13 June 2018
Complex estate planning and the Court of Protection
In Re Peter Jones  EWCOP 59 the Court of Protection, in considering a statutory will application on behalf of an incapacitated wealthy businessman, held that, although he had shown no interest in providing for his estranged daughter in the past he had indicated that he would want to make provision for her in his Will. Although, as with many statutory will cases, the outcome was specific to its facts, the Court had to consider a diverse and significant portfolio of assets including land in Europe.

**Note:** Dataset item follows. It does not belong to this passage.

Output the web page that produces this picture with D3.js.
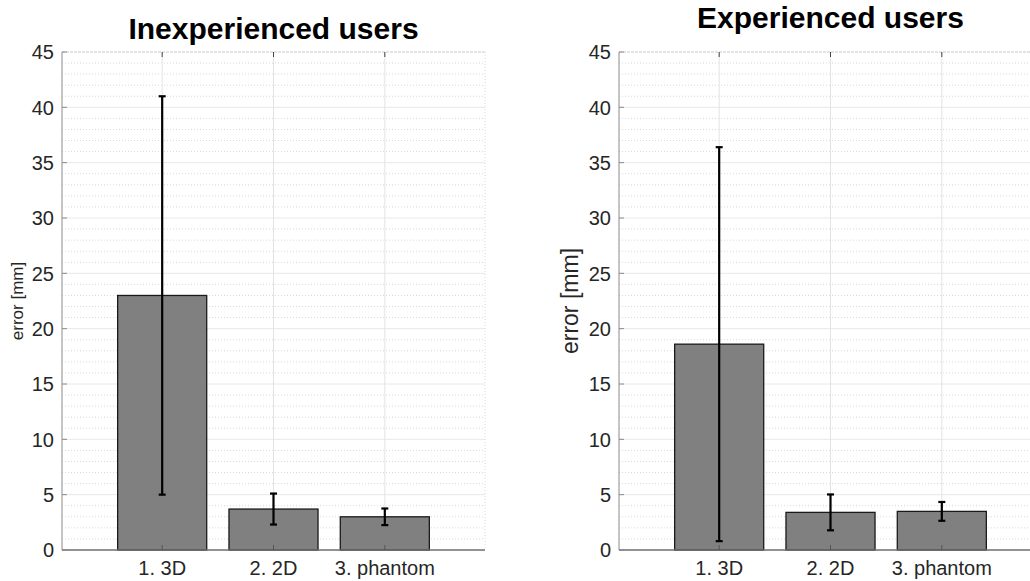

It was accepted that the Court did not have jurisdiction to deal with the Mediterranean land however the majority of Mr Jones' other assets had been returned to the UK and were within the scope of the statutory will before the Court. The approved structure was in two parts; a lifetime trust for Mr Jones' daughter (who was not good at handling money) to secure her comfortable accommodation and deal with her debts and provision in the statutory Will providing a substantial legacy for the daughter, taking into account the lifetime provision made for her, with the balance of the residuary estate passing to Mr Jones' wife. The Court also approved an immediate cash payment to Mr Jones' wife to be held on trust to enable a property to be built on the land in the Mediterranean for his occupation.The combination of lifetime provision and a statutory will shows that the Court's powers can be used to sanctions quite complex and imaginative estate planning arrangements.
Court of Protection: ratification of deputy's gifts
The ratification of gifts across the generation gap by the Court of Protection is a subject that is interestingly touched upon in Re HC; The Public Guardian v CC  EWCOP 29. Following a diagnosis of dementia, HC moved in with one of her five children, CC, who subsequently was appointed deputy in charge of her £10,000 savings and £22,000 income. Concerns surrounding the financial state of CC's accounts led to a detailed accounting being required by the Office of the Public Guardian.
The Office of the Public Guardian was concerned that explanation was needed due to around £15,000 worth of care fees being charged by CC and HC having made a significant contribution to £60,000 worth of expenditure on household renovations to CC's home. The OPG criticised further expenditure and receipt of funds by CC as excessive and unnecessary given the alternative care options available to him for HC. In his defence, CC argued that the £1,500 monthly charge had been agreed with his siblings, that the care for HC was best provided in his home and that private care alternatives were more expensive. Senior Judge Lush considered the position and, in the circumstances, agreed that the payments should be approved retrospectively as gifts to CC. He commented, that deputies in a similar position to CC should seek approval for new expenditure on those in their care before the cost is incurred.
Interestingly, in working out how much a family carer should fairly be paid, the Court used the method of calculating the cost of care for personal injury claims. The calculation starts from the commercial cost and then discounts by a total of 40% which recognises that families provide care at a lower cost and that payments are not treated as income for the purpose of income tax.